Observateur attentif et minutieux, il repère avec habileté les moindres traits de caractère de ses concitoyens et ébauche en cela bien plus qu'une comédie provençale : une sorte de Comédie humaine - à la manière de Balzac. A la lecture des Lettres de mon moulin, on découvre sous un angle inusité la fin d'un XIXe siècle en pleine mutation. On imagine un Daudet bien plus contrasté - voire torturé - que le fantaisiste et brillant auteur que l'on serait en droit d'attendre d'une œuvre comme Tartarin de Tarascon.

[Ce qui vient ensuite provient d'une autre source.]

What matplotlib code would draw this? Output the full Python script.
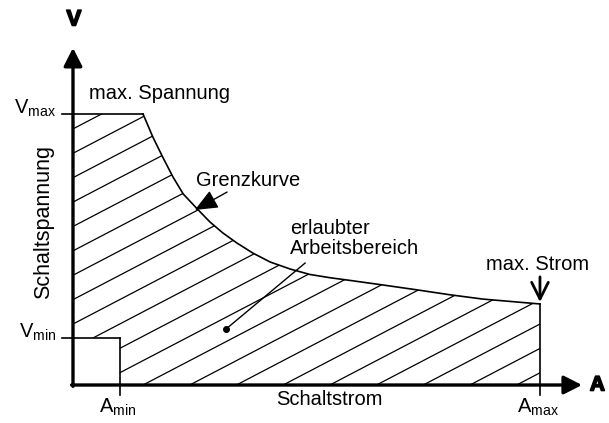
import numpy as np
import matplotlib
matplotlib.use("Agg")
import matplotlib.pyplot as plt
import matplotlib.patheffects as pe
from matplotlib.patches import Polygon
from matplotlib.collections import LineCollection

plt.rcParams['font.family'] = ['Liberation Sans', 'DejaVu Sans']
plt.rcParams['mathtext.fontset'] = 'custom'
plt.rcParams['mathtext.rm'] = 'Liberation Sans'

# Grenzkurve (Schaltstrom, Schaltspannung), arbitrary units
strom = [1.50, 1.71, 1.93, 2.14, 2.36, 2.66, 2.93, 3.21, 3.51, 3.85,
         4.22, 4.65, 5.07, 5.50, 5.93, 6.64, 7.37, 8.07, 8.78, 10.0]
spannung = [10.0, 9.15, 8.38, 7.68, 7.05, 6.50, 6.02, 5.61, 5.24, 4.87,
            4.54, 4.28, 4.08, 3.96, 3.86, 3.69, 3.51, 3.33, 3.17, 2.99]
a_min, a_max = 1.0, 10.0
v_min, v_max = 1.75, 10.0

fig = plt.figure(figsize=(6.09, 4.23), dpi=100)
ax = fig.add_axes([0, 0, 1, 1])
ax.set_xlim(-1.563, 11.478)
ax.set_ylim(-1.402, 14.207)
ax.axis('off')

fs = 14.5
lw_thin = 1.2

# hatched region
poly_pts = ([(0, v_min), (0, v_max)] + list(zip(strom, spannung)) +
            [(a_max, 0), (a_min, 0), (a_min, v_min)])
region = Polygon(poly_pts, closed=True, facecolor='none', edgecolor='none')
ax.add_patch(region)
slope = 0.9
segs = []
for k in range(24):
    c = 9.45 - 0.9 * k
    segs.append([(-1, slope * -1 + c), (12, slope * 12 + c)])
hatch = LineCollection(segs, colors='black', linewidths=0.9)
ax.add_collection(hatch)
hatch.set_clip_path(region)

# outline
ax.plot([-0.24, strom[0]], [v_max, v_max], color='black', lw=lw_thin)
ax.plot(strom, spannung, color='black', lw=lw_thin)
ax.plot([a_max, a_max], [spannung[-1], -0.37], color='black', lw=lw_thin)
ax.plot([-0.24, a_min], [v_min, v_min], color='black', lw=lw_thin)
ax.plot([a_min, a_min], [v_min, -0.37], color='black', lw=lw_thin)

# axes with arrows
arrow_kw = dict(arrowstyle='-|>,head_length=0.55,head_width=0.28', lw=2.4,
                color='black', mutation_scale=20, shrinkA=0, shrinkB=0)
ax.annotate('', xy=(0, 12.44), xytext=(0, -0.05), arrowprops=arrow_kw)
ax.annotate('', xy=(10.9, 0), xytext=(-0.03, 0), arrowprops=arrow_kw)
heavy = [pe.withStroke(linewidth=1.2, foreground='black')]
ax.text(0.02, 13.47, 'V', fontsize=16, fontweight='bold', ha='center', va='center',
        path_effects=heavy)
ax.text(11.23, 0.0, 'A', fontsize=15, fontweight='bold', ha='center', va='center',
        path_effects=heavy)

# tick labels
ax.text(-0.36, v_max, r'$\mathregular{V_{max}}$', fontsize=fs, ha='right', va='baseline')
ax.text(-0.36, v_min, r'$\mathregular{V_{min}}$', fontsize=fs, ha='right', va='baseline')
ax.text(a_min - 0.04, -0.42, r'$\mathregular{A_{min}}$', fontsize=fs, ha='center', va='top')
ax.text(a_max - 0.04, -0.42, r'$\mathregular{A_{max}}$', fontsize=fs, ha='center', va='top')

ax.text(-0.62, 6.01, 'Schaltspannung', fontsize=15.5, rotation=90, ha='center', va='center')
ax.text(5.48, -0.55, 'Schaltstrom', fontsize=fs, ha='center', va='center')

# annotations
ax.text(1.86, 10.77, 'max. Spannung', fontsize=fs, ha='center', va='center')
ax.text(3.75, 7.56, 'Grenzkurve', fontsize=fs, ha='center', va='center')
ax.annotate('', xy=(2.61, 6.46), xytext=(3.30, 7.12),
            arrowprops=dict(arrowstyle='-|>,head_length=0.7,head_width=0.3', lw=1.0,
                            color='black', mutation_scale=20, shrinkA=0, shrinkB=0))
ax.text(4.65, 5.41, 'erlaubter\nArbeitsbereich', fontsize=fs, ha='left', va='center',
        linespacing=1.05)
ax.plot([4.97, 3.28], [4.50, 2.07], color='black', lw=1.0)
ax.plot([3.28], [2.07], 'o', color='black', ms=4)
ax.text(9.94, 4.43, 'max. Strom', fontsize=fs, ha='center', va='center')
ax.annotate('', xy=(10.0, 3.06), xytext=(10.0, 3.99),
            arrowprops=dict(arrowstyle='->,head_length=0.6,head_width=0.3', lw=2.0,
                            color='black', mutation_scale=20, shrinkA=0, shrinkB=0))

fig.savefig('out.png', dpi=100, facecolor='white')
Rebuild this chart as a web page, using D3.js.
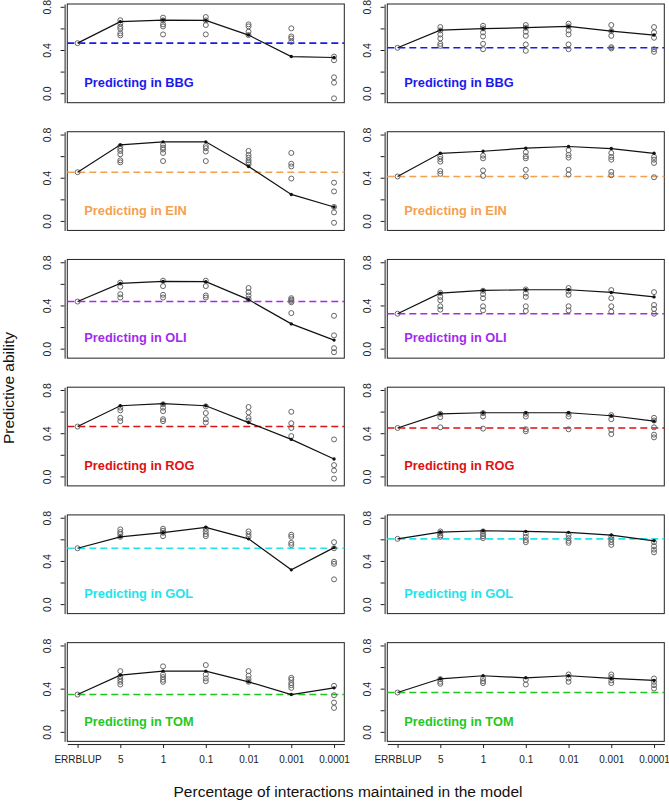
<!DOCTYPE html>
<html><head><meta charset="utf-8">
<script src="https://cdn.jsdelivr.net/npm/d3@7"></script>
<style>body{margin:0;background:#fff}svg{display:block}</style>
</head><body><div id="chart"></div>
<script>
const categories = ["ERRBLUP","5","1","0.1","0.01","0.001","0.0001"];
const environments = ["BBG","EIN","OLI","ROG","GOL","TOM"];
const envColors = ["#1a1aee","#f4a050","#a32af0","#dd1111","#22e4ec","#1ec81e"];
const yTicks = [0.0,0.2,0.4,0.6,0.8];
const yTickLabels = ["0.0","","0.4","","0.8"];

// mean line values (first = ERRBLUP baseline)
const leftMeans = [
  [0.468,0.667,0.682,0.679,0.543,0.344,0.335],
  [0.456,0.709,0.737,0.737,0.509,0.250,0.134],
  [0.441,0.609,0.628,0.625,0.459,0.234,0.084],
  [0.466,0.659,0.678,0.659,0.503,0.347,0.166],
  [0.522,0.628,0.666,0.716,0.609,0.322,0.528],
  [0.350,0.530,0.567,0.567,0.468,0.350,0.412]
];
const rightMeans = [
  [0.425,0.589,0.602,0.611,0.623,0.580,0.543],
  [0.416,0.631,0.650,0.678,0.694,0.675,0.631],
  [0.328,0.519,0.544,0.550,0.550,0.525,0.484],
  [0.453,0.584,0.594,0.594,0.594,0.566,0.516],
  [0.609,0.672,0.684,0.678,0.669,0.644,0.591],
  [0.369,0.496,0.524,0.505,0.524,0.499,0.481]
];
// individual predictions (grey circles), per category
const leftPoints = [
  [[0.468],[0.68,0.65,0.62,0.60,0.56,0.54],[0.704,0.679,0.642,0.623,0.549],[0.71,0.679,0.636,0.549],[0.642,0.623,0.574,0.543],[0.605,0.53,0.512,0.48],[0.344,0.31,0.152,0.102,-0.043]],
  [[0.456],[0.697,0.672,0.653,0.622,0.566,0.547],[0.709,0.684,0.666,0.634,0.559],[0.697,0.678,0.647,0.559],[0.653,0.616,0.591,0.566,0.547,0.528],[0.634,0.534,0.509,0.397],[0.359,0.278,0.134,0.084,-0.0125]],
  [[0.441],[0.616,0.578,0.509,0.478],[0.634,0.584,0.503,0.478],[0.634,0.584,0.497,0.478],[0.566,0.528,0.497,0.466],[0.472,0.459,0.447,0.434,0.334],[0.309,0.128,0.009,-0.028]],
  [[0.466],[0.641,0.616,0.547,0.516],[0.672,0.641,0.609,0.534,0.516],[0.653,0.591,0.534,0.503],[0.647,0.597,0.547,0.522],[0.603,0.497,0.453,0.378],[0.347,0.109,0.059,-0.016]],
  [[0.522],[0.697,0.672,0.653,0.628],[0.703,0.684,0.666,0.634],[0.703,0.678,0.653,0.634],[0.678,0.653,0.628],[0.647,0.628,0.572,0.553],[0.578,0.522,0.397,0.378,0.234]],
  [[0.350],[0.567,0.518,0.493,0.468,0.443],[0.611,0.536,0.512,0.487,0.468],[0.623,0.536,0.499,0.474],[0.567,0.524,0.493,0.468],[0.505,0.487,0.456,0.437,0.412],[0.431,0.344,0.276,0.226]]
];
const rightPoints = [
  [[0.425],[0.617,0.586,0.549,0.512,0.462,0.443],[0.629,0.605,0.567,0.53,0.462,0.412],[0.636,0.611,0.574,0.536,0.456,0.397],[0.648,0.623,0.586,0.549,0.456,0.412],[0.636,0.58,0.536,0.431,0.419],[0.617,0.567,0.518,0.412,0.388]],
  [[0.416],[0.603,0.578,0.553,0.466,0.441],[0.609,0.584,0.472,0.422],[0.641,0.603,0.584,0.478,0.416],[0.659,0.616,0.591,0.478,0.434],[0.634,0.597,0.572,0.459,0.428],[0.597,0.572,0.541,0.409]],
  [[0.328],[0.522,0.484,0.453,0.397,0.366],[0.541,0.509,0.472,0.397,0.359],[0.553,0.516,0.484,0.397,0.353],[0.566,0.534,0.503,0.397,0.359],[0.547,0.472,0.397,0.347],[0.528,0.409,0.372,0.328]],
  [[0.453],[0.584,0.553,0.459],[0.591,0.559,0.447],[0.584,0.559,0.441,0.422],[0.584,0.559,0.441],[0.572,0.534,0.434,0.397],[0.547,0.522,0.459,0.391,0.366]],
  [[0.609],[0.678,0.659,0.641,0.628],[0.678,0.653,0.634,0.616],[0.659,0.628,0.597,0.578],[0.647,0.616,0.591,0.572],[0.628,0.603,0.578,0.553],[0.578,0.541,0.509,0.484]],
  [[0.369],[0.493,0.468,0.450],[0.499,0.474,0.456],[0.487,0.443],[0.536,0.499,0.468],[0.536,0.512,0.481,0.456],[0.499,0.468,0.437,0.406]]
];

const W = 669, H = 802;
const svg = d3.select("#chart").append("svg").attr("width", W).attr("height", H)
  .style("font-family", "'Liberation Sans', Arial, Helvetica, sans-serif");

const colLeft = [67.3, 387.3];
const boxW = 277;
const rowTop0 = 4, rowPitch = 127.73, boxH = 98.7;

function drawPanel(col, row, means, points) {
  const x0 = colLeft[col], y0 = rowTop0 + row * rowPitch;
  const x = d3.scaleLinear().domain([0.76, 7.24]).range([x0, x0 + boxW]);
  const y = d3.scaleLinear().domain([-0.0833, 0.8306]).range([y0 + boxH, y0]);
  const color = envColors[row];
  const g = svg.append("g");

  // y axis (offset slightly from box, R-style)
  const yAxisG = g.append("g").attr("transform", `translate(${x0 - 2.7},0)`)
    .call(d3.axisLeft(y).tickValues(yTicks).tickSize(4).tickSizeOuter(0)
      .tickFormat((d, i) => yTickLabels[i]));
  yAxisG.select(".domain").attr("stroke", "#222");
  yAxisG.selectAll(".tick line").attr("stroke", "#222");
  yAxisG.selectAll(".tick text")
    .attr("font-size", 10.5).attr("fill", "#222")
    .attr("x", 0).attr("dy", 0)
    .attr("text-anchor", "middle")
    .attr("transform", d => `translate(-13.5,${y(d)}) rotate(-90)`)
    .attr("y", 0);
  yAxisG.selectAll(".tick").attr("transform", null);
  yAxisG.selectAll(".tick line").attr("transform", d => `translate(0,${y(d)})`);

  // x axis only in bottom row
  if (row === 5) {
    const xAxisG = g.append("g").attr("transform", `translate(0,${y0 + boxH + 2.7})`)
      .call(d3.axisBottom(x).tickValues(d3.range(1, 8)).tickSize(4).tickSizeOuter(0)
        .tickFormat(d => categories[d - 1]));
    xAxisG.select(".domain").attr("stroke", "#222");
    xAxisG.selectAll(".tick line").attr("stroke", "#222");
    xAxisG.selectAll(".tick text").attr("font-size", 10).attr("fill", "#222").attr("dy", "0.71em").attr("y", 12);
  }

  // box
  g.append("rect").attr("x", x0).attr("y", y0).attr("width", boxW).attr("height", boxH)
    .attr("fill", "none").attr("stroke", "#222").attr("stroke-width", 1);

  // baseline dashed line
  g.append("line").attr("x1", x0).attr("x2", x0 + boxW)
    .attr("y1", y(means[0])).attr("y2", y(means[0]))
    .attr("stroke", color).attr("stroke-width", 1.6).attr("stroke-dasharray", "7,4");

  // grey circles
  const pts = [];
  points.forEach((arr, i) => arr.forEach(v => pts.push({ i: i + 1, v })));
  g.append("g").selectAll("circle").data(pts).enter().append("circle")
    .attr("cx", d => x(d.i)).attr("cy", d => y(d.v)).attr("r", 2.5)
    .attr("fill", "none").attr("stroke", "#666").attr("stroke-width", 1);

  // mean line
  const line = d3.line().x((d, i) => x(i + 1)).y(d => y(d));
  g.append("path").datum(means).attr("d", line)
    .attr("fill", "none").attr("stroke", "#111").attr("stroke-width", 1.2);
  g.append("g").selectAll("circle").data(means.slice(1)).enter().append("circle")
    .attr("cx", (d, i) => x(i + 2)).attr("cy", d => y(d)).attr("r", 1.7)
    .attr("fill", "#111");

  // label
  g.append("text").attr("x", x0 + 17).attr("y", y0 + 83)
    .attr("font-size", 12.8).attr("font-weight", "bold").attr("fill", color)
    .text("Predicting in " + environments[row]);
}

for (let r = 0; r < 6; r++) {
  drawPanel(0, r, leftMeans[r], leftPoints[r]);
  drawPanel(1, r, rightMeans[r], rightPoints[r]);
}

svg.append("text").attr("transform", "translate(14,388) rotate(-90)")
  .attr("text-anchor", "middle").attr("font-size", 15.5).attr("fill", "#111")
  .text("Predictive ability");
svg.append("text").attr("x", 348).attr("y", 797)
  .attr("text-anchor", "middle").attr("font-size", 15.5).attr("fill", "#111")
  .text("Percentage of interactions maintained in the model");
</script></body></html>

Sans doute Daudet tient-il plus de Montaigne, son maître, que de Rabelais, car c'est une "tête bien faite", seule, qui peut relever les tendres rodomontades de ses personnages hauts en couleurs ; sans doute le Daudet épistolaire distille-t-il tout autant le spleen que le parfum de saturnales auquel ses méridionaux débonnaires semblent appeler. Ariane Ascaride et Roland Giraud relèvent un défi bien plus compliqué qu'il n'y parait dans cette interprétation : ils font apparaître l'au-delà du conte, ils révèlent la profondeur de cette prose.
La finesse avec laquelle ils s'emparent de la dimension orale des Lettres de mon moulin n'en fait que mieux ressortir le travail stylistique et rythmique de Daudet, qui sort pleinement accompli de cet enregistrement.